Ti è così difficile capire (con tutti quei comandi e le diverse possibilità di lavaggio che ci sono) in quale delle tre vaschette devi mettere il detersivo in polvere e il liquido dell’ammorbidente che vorresti tanto spegnerti, accasciarti su te stesso.
Ti rendi conto di avere ancora tanto da imparare e allora pensi a quando davanti a lei ti sentivi un piccolo Dio solo perché potevi smontare e rimontare un computer.
In quei momenti pensi a quanto tua madre ti faceva sorridere quando guardava con umiltà la sua lavatrice (“il turbinio della centrifuga”) e tu allora ti gonfiavi il petto con tutte le tue schede in giro per la tua stanza.
Ti sentivi intelligente a farti vedere davanti al tuo computer e sorridevi sempre del suo stupore contenuto davanti alla tua scienza che ora vedi sprofondare davanti alle manopole di quella strana macchina con l’oblò.
Ti è chiaro ora come una semplice lavatrice sia riuscita a renderti la misura esatta della tua ignoranza e del tuo orgoglio. Capisci che tua madre di quella lavatrice sapeva tutto e tu non immagini nemmeno l’esistenza del prelavaggio e delle diverse velocità di centrifuga.
Rivedi allora il giorno in cui quattro anni prima tu e tua madre la scegliete insieme quella modesta macchina e ti pare di sentirla ancora, piccola e bellissima, aggrappata al tuo braccio, che ti stringe mentre la guardate esposta nel grande centro commerciale pieno di luci.
La luce prima di Emanuele Tonon è un libro molto difficile da riassumere e da raccontare (lo ha scritto anche Antonio Moresco in una lettera personale all’autore) che turba profondamente soprattutto per il suo ritmo che sembra quello di un mantra o di una preghiera.
E’ la terza parte del cosiddetto romanzo “trinitario” dello scrittore friulano ed è un lungo addio (che vuole essere allo stesso tempo requiem e inno alla gioia) frutto di un’urgenza consegnata alla letteratura (che probabilmente ha salvato l’autore da un dolore insostenibile), un testo che può arrivare a tutti perché scritto in una lingua fortemente poetica che avvinghia il lettore e non lo lascia indifferente forse perché s’imprime nella mente.

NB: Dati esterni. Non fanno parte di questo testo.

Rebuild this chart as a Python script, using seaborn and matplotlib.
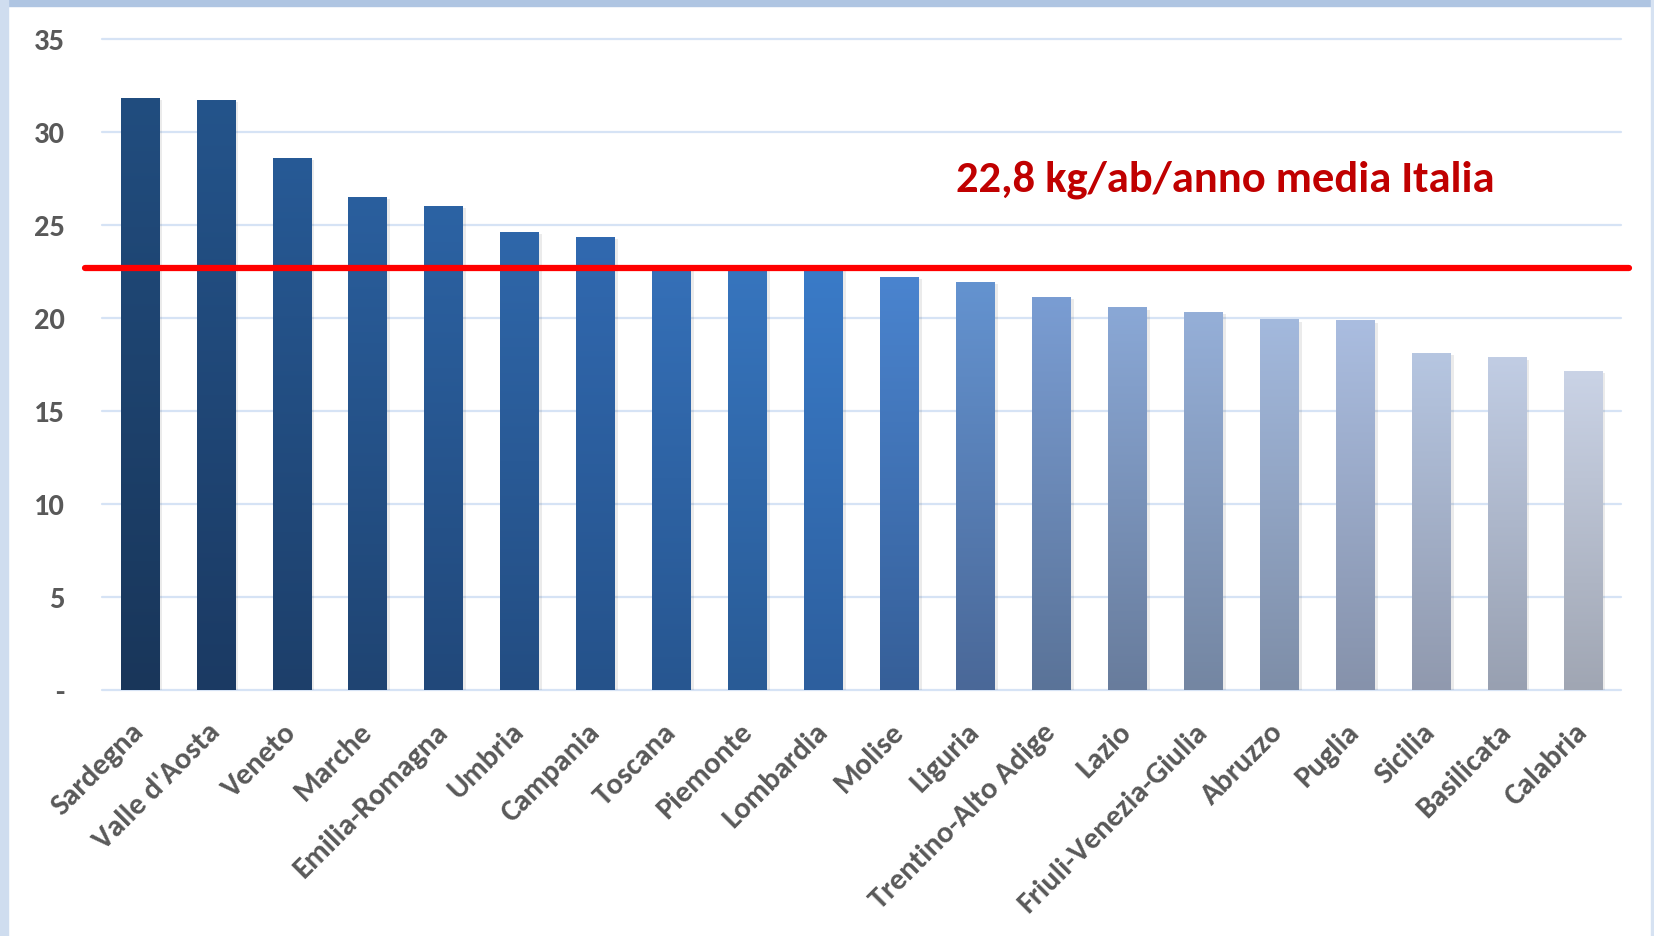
import numpy as np
import matplotlib
matplotlib.use('Agg')
import matplotlib.pyplot as plt
import matplotlib.transforms as mtransforms
from matplotlib.colors import LinearSegmentedColormap
from matplotlib.patches import Rectangle
import seaborn as sns

sns.set_style('white')
plt.rcParams['font.family'] = ['Carlito', 'Lato', 'DejaVu Sans']

# kg per inhabitant per year, by region
regions = ['Sardegna', "Valle d'Aosta", 'Veneto', 'Marche', 'Emilia-Romagna',
           'Umbria', 'Campania', 'Toscana', 'Piemonte', 'Lombardia', 'Molise',
           'Liguria', 'Trentino-Alto Adige', 'Lazio', 'Friuli-Venezia-Giulia',
           'Abruzzo', 'Puglia', 'Sicilia', 'Basilicata', 'Calabria']
values = [31.8, 31.7, 28.6, 26.5, 26.0, 24.6, 24.35, 22.8, 22.7, 22.7,
          22.2, 21.9, 21.1, 20.55, 20.3, 19.9, 19.85, 18.1, 17.85, 17.15]
avg_line = 22.65
avg_label = '22,8 kg/ab/anno media Italia'
yticks = [0, 5, 10, 15, 20, 25, 30, 35]
ytick_labels = ['-', '5', '10', '15', '20', '25', '30', '35']

# gradient colours per bar (top / bottom)
top_colors = ['#214D7F', '#24548B', '#275A96', '#2A5F9E', '#2C63A4', '#2F67AA',
              '#3169B0', '#3570B8', '#3775BE', '#3A7BC8', '#4A84CF', '#6493D0',
              '#7A9DD3', '#8AA8D6', '#95AFD8', '#A3B9DD', '#AABDE0', '#B6C6E1',
              '#C1CDE4', '#CAD3E6']
bot_colors = ['#19365A', '#1B3A63', '#1D3F6A', '#1F4472', '#21487A', '#234D82',
              '#25528A', '#275690', '#295B96', '#2D5F9E', '#365F98', '#4A6898',
              '#5A7398', '#687C9C', '#7486A2', '#7E8EA8', '#8692AB', '#9099AE',
              '#98A0B1', '#A0A6B3']

W, H = 1654, 937
fig = plt.figure(figsize=(W / 100, H / 100), dpi=100)
fig.patch.set_facecolor('white')

# slide frame
fig.patches.append(Rectangle((0, 1 - 7 / H), 1, 7 / H, transform=fig.transFigure,
                             color='#AFC5E2', zorder=0))
fig.patches.append(Rectangle((0, 0), 8 / W, 1, transform=fig.transFigure,
                             color='#CFDDEF', zorder=0))
fig.patches.append(Rectangle((1 - 3 / W, 0), 3 / W, 1, transform=fig.transFigure,
                             color='#D6E2F2', zorder=0))

ax = fig.add_axes([102 / W, (H - 690.5) / H, 1519 / W, 651 / H])

sns.barplot(x=regions, y=values, hue=regions, palette=top_colors, legend=False,
            width=0.51, saturation=1, linewidth=0, ax=ax, zorder=3)

grad = np.linspace(0, 1, 256).reshape(-1, 1)
for patch, ct, cb in zip(ax.patches, top_colors, bot_colors):
    x0, w, h = patch.get_x(), patch.get_width(), patch.get_height()
    # soft shadow
    ax.add_patch(Rectangle((x0 + 0.04, -0.12), w, h, color='#000000', alpha=0.08,
                           linewidth=0, zorder=2))
    cmap = LinearSegmentedColormap.from_list('g', [cb, ct])
    im = ax.imshow(grad, cmap=cmap, extent=[x0, x0 + w, 0, h], origin='lower',
                   aspect='auto', zorder=3.5)
    im.set_clip_path(patch)

ax.set_xlim(-0.5, 19.5)
ax.set_ylim(0, 35)

ax.axhline(avg_line, xmin=-17 / 1519, xmax=1.005, color='#FF0000', lw=4.5,
           zorder=5, clip_on=False)
ax.text(14.29, 26.85, avg_label, ha='center', va='baseline', color='#C00000',
        fontsize=32, fontweight='bold', zorder=6)

ax.set_yticks(yticks)
ax.set_yticklabels(ytick_labels)
ax.yaxis.grid(True, color='#D6E3F5', lw=1.6, zorder=0)
for gl in ax.get_ygridlines():
    gl.set_clip_on(False)
ax.xaxis.grid(False)
ax.set_axisbelow(True)
for s in ax.spines.values():
    s.set_visible(False)

ax.tick_params(axis='y', length=0, pad=27, labelsize=22, labelcolor='#595959')
ax.tick_params(axis='x', length=0, pad=27, labelsize=22, labelcolor='#595959')
for lab in ax.get_yticklabels():
    lab.set_fontweight('bold')
offset = mtransforms.ScaledTranslation(0, 0, fig.dpi_scale_trans)
for lab in ax.get_xticklabels():
    lab.set_fontweight('bold')
    lab.set_rotation(45)
    lab.set_ha('right')
    lab.set_va('center')
    lab.set_rotation_mode('anchor')
    lab.set_transform(lab.get_transform() + offset)
ax.set_xlabel('')
ax.set_ylabel('')

fig.savefig('out.png', dpi=100, facecolor='white')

Colpisce questa figura di piccola grande mamma che, partita dal sud, continua a lavorare fino alla morte con grandissimo coraggio. Colpisce questo amore adorante di un figlio verso la propria madre. Uno smisurato dolore sempre sul punto di spezzare ogni misura. Una voce lacerata da un profondo senso di colpa così ricco di tenerezza e rispetto. Un elevato e mirabile strazio lirico in cui le parole escono come se volessero salvarsi da un incendio scoppiato da qualche parte nell’intimo.